A tooth extraction can be required for a number of reasons, most commonly due to excessive damage, caused by trauma or decay. Tooth extractions are carried out when the tooth is too damaged to be effectively repaired using an alternative treatment.
Reasons for a tooth extraction can include:
- Crowded mouth – in certain cases it can be necessary for the dentist to remove a tooth to allow for necessary orthodontics.
- Infection – an infection can be caused by tooth decay or damage to the pulp, the centre of the tooth where the nerves and blood vessels are contained. When a tooth’s decay or damage is too severe and the tooth cannot be restored, tooth extraction is a method of removing the infection.
- Gum disease – an infection of the tissues and bones that surround and support the teeth is called periodontal disease.
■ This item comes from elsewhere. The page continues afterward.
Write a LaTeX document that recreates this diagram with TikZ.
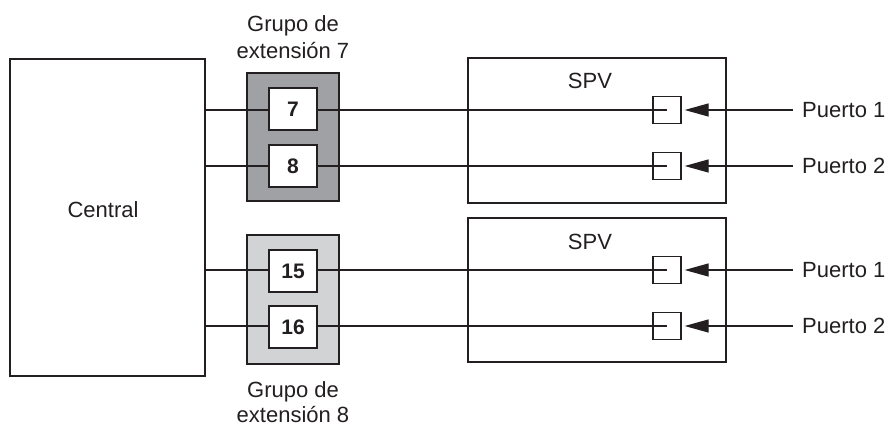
\documentclass[tikz,border=0pt]{standalone}
\usepackage{fontspec}
\setmainfont{Liberation Sans}
\usetikzlibrary{arrows.meta}
\definecolor{ink}{RGB}{35,31,32}
\definecolor{grpdark}{RGB}{160,161,165}
\definecolor{grplight}{RGB}{210,211,213}
\begin{document}
\begin{tikzpicture}[x=1pt,y=-1pt,
  every node/.style={inner sep=0pt,text=ink,font=\fontsize{22}{27}\selectfont},
  bigbox/.style={draw=ink,line width=2pt,fill=white},
  grpbox/.style={draw=ink,line width=2pt},
  extbox/.style={draw=ink,line width=2pt,fill=white,minimum width=48pt,minimum height=42pt,font=\fontsize{21}{25}\selectfont\bfseries},
  portsq/.style={draw=ink,line width=1.3pt,minimum width=28pt,minimum height=27pt},
  wire/.style={draw=ink,line width=1.3pt},
  inwire/.style={draw=ink,line width=1.3pt,-{Triangle[length=24pt,width=13pt]},shorten >=3pt,shorten <=9pt}
]
\useasboundingbox (0,0) rectangle (893,425);
% main boxes
\node[bigbox,minimum width=195pt,minimum height=317pt] (central) at (107.5,217.5) {};
\node at (103,210) {Central};
\node[bigbox,minimum width=258pt,minimum height=145pt] (spv1) at (597,130.5) {};
\node[bigbox,minimum width=258pt,minimum height=144pt] (spv2) at (597,290) {};
\node[anchor=base] (spvl1) at (590,89) {SPV};
\node[anchor=base] (spvl2) at (590,249) {SPV};
% group boxes
\node[grpbox,fill=grpdark,minimum width=92pt,minimum height=128pt] (g7) at (293,137) {};
\node[grpbox,fill=grplight,minimum width=92pt,minimum height=129pt] (g8) at (293,299.5) {};
\node[anchor=north,align=center] (g7l) at (293,15) {Grupo de\\extensión 7};
\node[anchor=north,align=center,font=\fontsize{22}{25}\selectfont] (g8l) at (293,381) {Grupo de\\extensión 8};
% port squares
\node[portsq] (s1) at (667,110) {};
\node[portsq] (s2) at (667,166) {};
\node[portsq] (s3) at (667,270) {};
\node[portsq] (s4) at (667,326) {};
% wires
\foreach \s in {s1,s2,s3,s4}{\draw[wire] (central.east |- \s) -- (\s.center);}
% extension boxes on top of wires
\node[extbox] (e7) at (293,109) {7};
\node[extbox] (e8) at (293,166) {8};
\node[extbox] (e15) at (293,271) {15};
\node[extbox] (e16) at (293,327) {16};
% port labels
\node[anchor=west] (p1) at (802,110) {Puerto 1};
\node[anchor=west] (p2) at (802,166) {Puerto 2};
\node[anchor=west] (p3) at (802,270) {Puerto 1};
\node[anchor=west] (p4) at (802,326) {Puerto 2};
\draw[inwire] (p1.west) -- (s1.east);
\draw[inwire] (p2.west) -- (s2.east);
\draw[inwire] (p3.west) -- (s3.east);
\draw[inwire] (p4.west) -- (s4.east);
\end{tikzpicture}
\end{document}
This can cause the teeth to loosen, necessitating extraction.
What should I expect?
Before any extraction takes place, your dentist will provide an injection of a local anaesthetic – or alternate pain medication – to numb the area where the tooth will be removed. In certain instances your dentist may refer you to a specialist in order to have the extraction performed under a general anaesthetic.
How is the extraction performed?
The tooth is then rocked gently back and forth in order to loosen it from the jawbone and ligaments. If the tooth is too difficult to remove in its entirety, it can be taken out in sections. An impacted tooth is removed by the dentist cutting away the gum and bone tissue and using elevators to lift the tooth out of the bone.
Will I require stitches?
Not unless your wisdom teeth or other teeth have been surgically removed. Usually, once the tooth is extracted, a blood clot will form in the socket. The dentist will pack a gauze pad over the socket and ask you to bite down, to help stem the bleeding. Sometimes the dentist may place a few stitches to close the gum edges over the extraction site. These stitches are usually self-dissolving.
For how long will it impact my eating?
The impact on your eating is minimal. You can eat just about normally from 1 hour after the extraction, though you should take care to avoid the treated area. It is also advisable to initially avoid foods that are either very hot or very cold.